Now that we've established the significance of digital contracts, let's outline a step-by-step guide for creating one tailored to your business needs.

Step 1: Define the Contract's Purpose

Determine the specific purpose and scope of the contract. What are the terms and conditions you need to outline? Knowing your objectives is crucial.

Step 2: Choose a Digital Contract/ Digital Signature Platform

Select a reputable solution that aligns with your needs. Ensure that it complies with legal requirements in your jurisdiction.

Step 3: Draft the Contract

Using the chosen platform, draft the contract by filling in the necessary details and clauses. Many platforms offer customizable templates for various types of contracts.

Step 4: Add Authentication Measures

Implement strong authentication methods for the parties involved. This may include email verification, one-time passcodes, or biometric signatures.

Step 5: Review

Carefully review the contract for accuracy and completeness. Ensure that all terms and conditions are accurately reflected.

Step 6: Share and Sign

Share the contract with the relevant parties electronically. They can review it and affix their digital signatures from their preferred devices.

Step 7: Store and Backup

Once signed, store the digital contract securely in the cloud or on a secure server. Implement a robust backup system to prevent data loss.


FAQs

Q: Are digital contracts legally valid everywhere?
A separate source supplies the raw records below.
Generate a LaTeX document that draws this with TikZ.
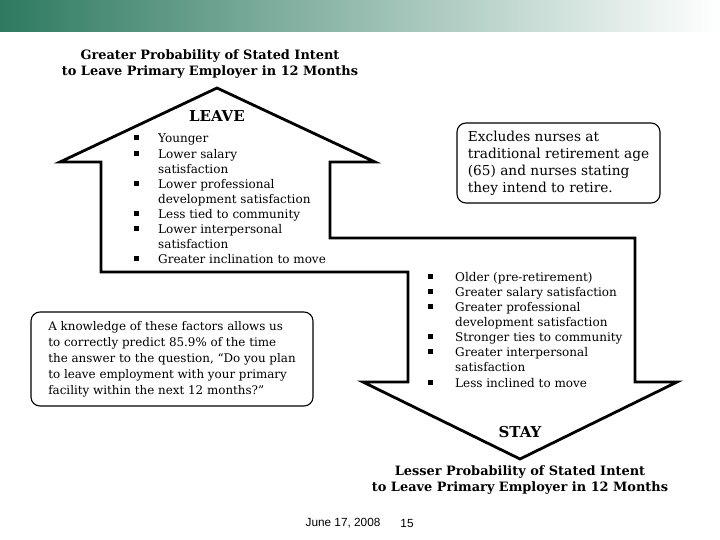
\documentclass[tikz,border=0pt]{standalone}
\usepackage{fontspec}
\setmainfont{DejaVu Serif}
\newfontfamily\footfont{Liberation Sans}
\definecolor{bargreen}{RGB}{46,122,96}
\newcommand{\lblt}{\makebox[24pt][l]{\raisebox{2.5pt}{\rule{5pt}{5pt}}}}
\newcommand{\lind}{\makebox[24pt][l]{}}
\newcommand{\sblt}{\makebox[27pt][l]{\raisebox{2.5pt}{\rule{5pt}{5pt}}}}
\newcommand{\sind}{\makebox[27pt][l]{}}
\begin{document}
\begin{tikzpicture}[x=1pt,y=-1pt,
  arrowline/.style={line width=2.8pt, line join=miter},
  titletext/.style={font=\bfseries\fontsize{12.9}{16.5}\selectfont, align=center, inner sep=0},
  headtext/.style={font=\bfseries\fontsize{15}{15}\selectfont, inner sep=0},
  listtext/.style={font=\fontsize{12}{15.1}\selectfont, align=left, inner sep=0, anchor=north west},
  notebox/.style={draw, line width=1.1pt, rounded corners=9pt, align=left, inner sep=0},
  foot/.style={font=\footfont\fontsize{11.8}{12}\selectfont, inner sep=0}]
\useasboundingbox (0,0) rectangle (720,540);
\shade[left color=bargreen, right color=white] (0,0) rectangle (720,32);

\draw[arrowline] (217,88) -- (375,162) -- (330,162) -- (330,238) -- (635,238) -- (635,382)
  -- (677,382) -- (520,459) -- (363,382) -- (408,382) -- (408,272) -- (101,272)
  -- (101,162) -- (60,162) -- cycle;

\node[titletext] (toptitle) at (210,64) {Greater Probability of Stated Intent\\to Leave Primary Employer in 12 Months};
\node[headtext] (leave) at (217,116) {LEAVE};
\node[listtext] (leavelist) at (134,134) {\lblt Younger\\
\lblt Lower salary\\
\lind satisfaction\\
\lblt Lower professional\\
\lind development satisfaction\\
\lblt Less tied to community\\
\lblt Lower interpersonal\\
\lind satisfaction\\
\lblt Greater inclination to move};

\node[notebox, font=\fontsize{13.7}{17}\selectfont, minimum width=203pt, minimum height=80pt] (excl) at (558.5,163)
  {Excludes nurses at\\traditional retirement age\\(65) and nurses stating\\they intend to retire.};

\node[listtext] (staylist) at (428,272) {\sblt Older (pre-retirement)\\
\sblt Greater salary satisfaction\\
\sblt Greater professional\\
\sind development satisfaction\\
\sblt Stronger ties to community\\
\sblt Greater interpersonal\\
\sind satisfaction\\
\sblt Less inclined to move};

\node[notebox, font=\fontsize{11.9}{16}\selectfont, minimum width=282pt, minimum height=94pt] (know) at (172,359)
  {A knowledge of these factors allows us\\to correctly predict 85.9\% of the time\\the answer to the question, “Do you plan\\to leave employment with your primary\\facility within the next 12 months?"};

\node[headtext] (stay) at (520,432) {STAY};
\node[titletext] (bottitle) at (520,480) {Lesser Probability of Stated Intent\\to Leave Primary Employer in 12 Months};

\node[foot] (date) at (343,523) {June 17, 2008};
\node[foot] (page) at (407,523) {15};
\end{tikzpicture}
\end{document}
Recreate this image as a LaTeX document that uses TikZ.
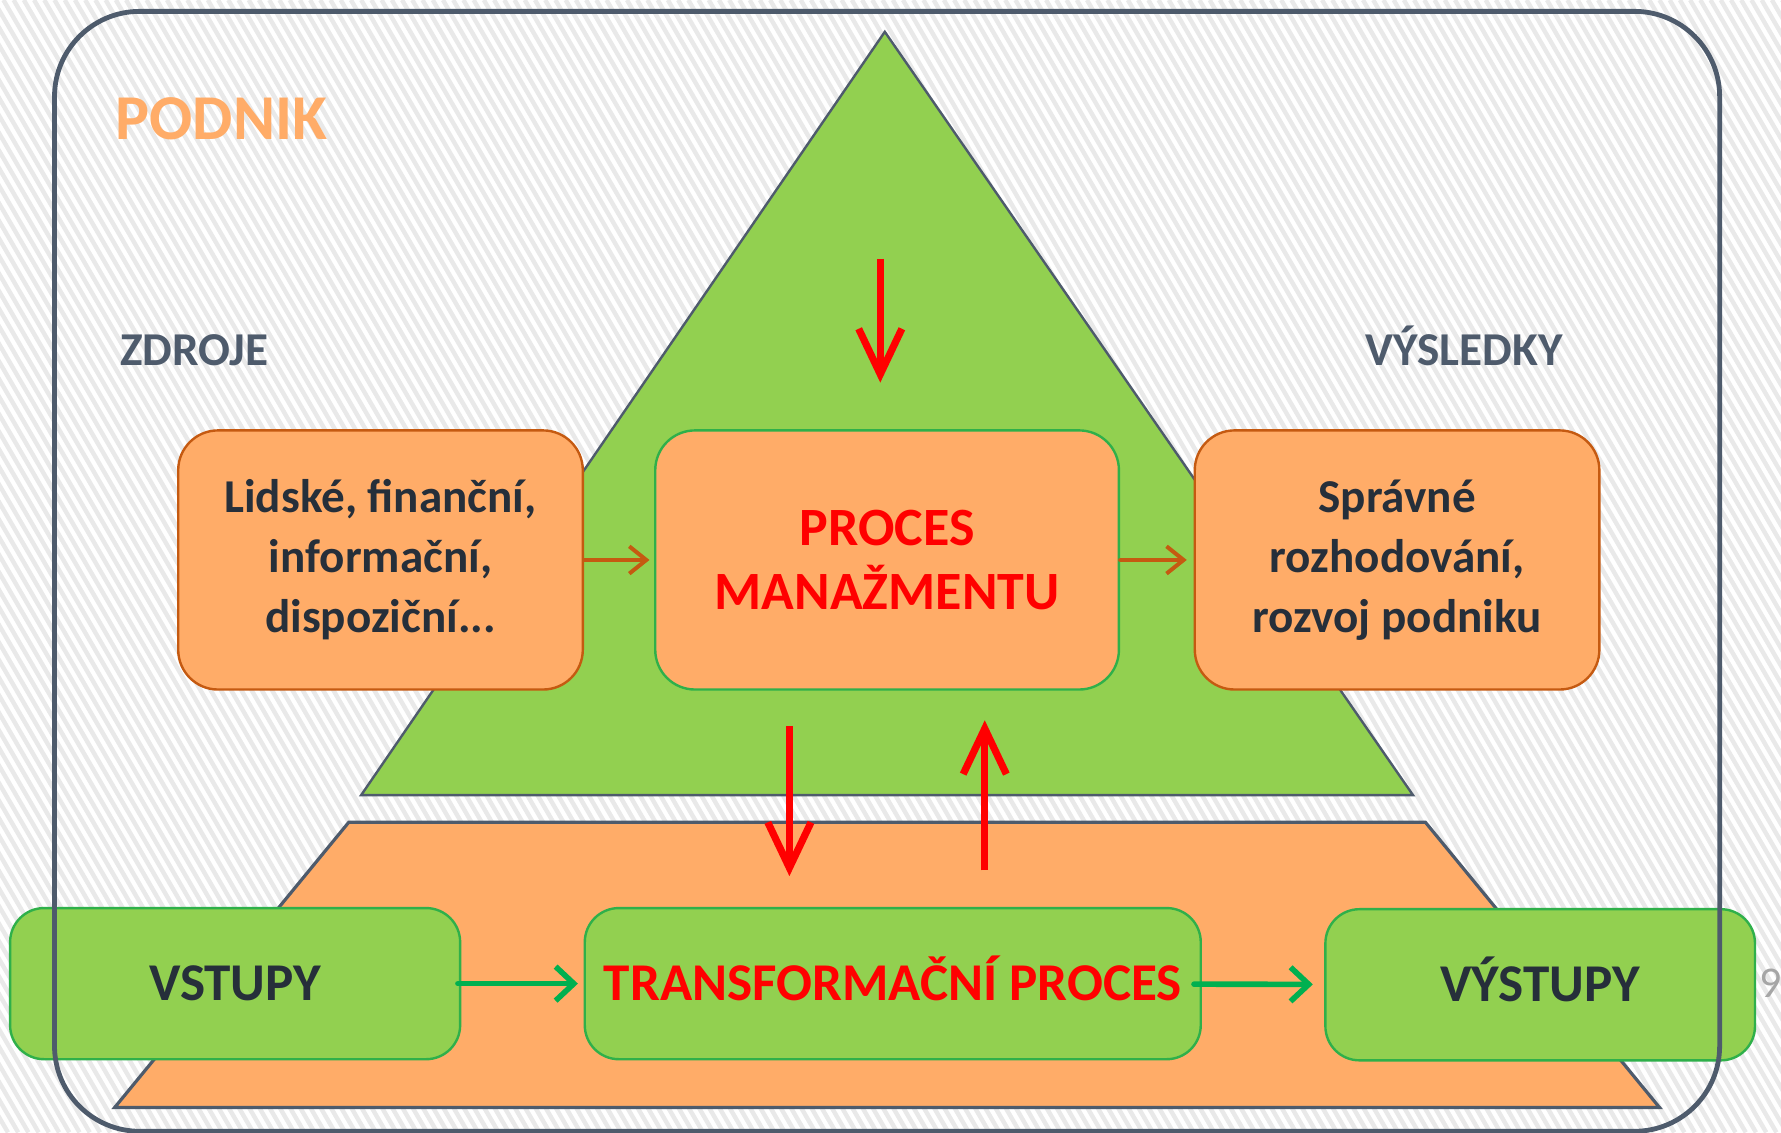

While digital contracts are generally legally valid, their enforceability may vary by jurisdiction. It's crucial to consult legal experts familiar with local regulations to ensure compliance.

Q: Can digital contracts be altered after signing?

Digital contracts often include features that track any changes made after signing. Tampering with a signed digital contract is a breach of trust and can have legal consequences.

Q: Are handwritten electronic signatures considered valid?

There are multiple ways to sign electronically. Handwritten electronic signatures, often captured using touchscreens or styluses, are generally considered valid if they meet the authentication requirements set forth by the platform and local laws.